The Court has no competence to issue a direction contrary to law. (vide Union of India & Anr. v. Kirloskar Pneumatic Co. Ltd. (1996) 4 SCC 453; State of U.P. & ors. v. Harish Chandra & ors., (1996) 9 SCC 309; and Vice Chancellor, University of Allahabad & ors., v. Dr. Anand Prakash Mishra & ors., (1997) 10 SCC 264).
In State of Punjab & ors. v. Renuka Singla & ors. (1994) 1 SCC 175, dealing with a similar situation, the Hon'ble Apex Court observed as under:-
"We fail to appreciate as to how the High Court or this Court can be generous or liberal in issuing such directions which in substance amount to directing the authorities concerned to violate their own statutory rules and regulations."

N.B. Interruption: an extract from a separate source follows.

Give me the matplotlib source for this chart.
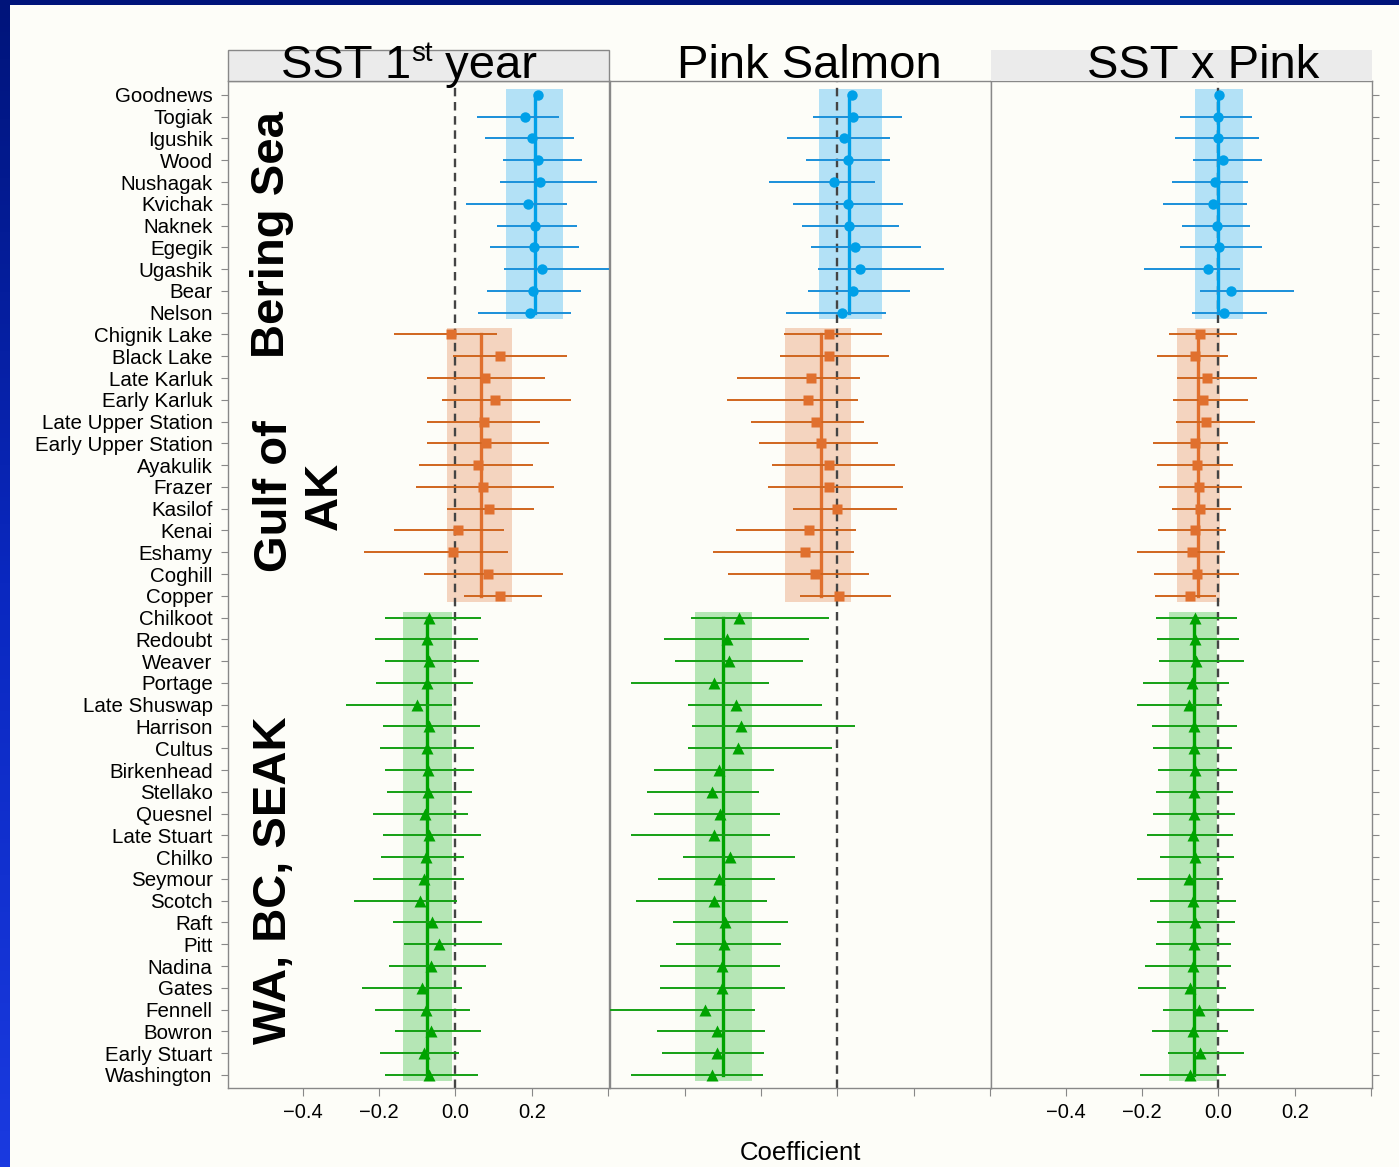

Similarly, in Karnataka State Road Transport Corporation v. Ashrafulla Khan & ors., JT 2002 (2) SC 113, the Hon'ble Apex Court has held as under
"The High Court under Article 226 of the Constitution is required to enforce rule of law and not pass order or direction which is contrary to what has been injected by law."
In view of the above, as the compassionate employment cannot be claimed as a matter of right being not a vested right nor the court can issue a direction to fill up the vacancy over and above the quota fixed by the statutory authorities we do not find any force in the petition.
Petition is accordingly dismissed. However, as the Tribunal has observed that some other post had been offered to the petitioner, if he is willing he can accept the same.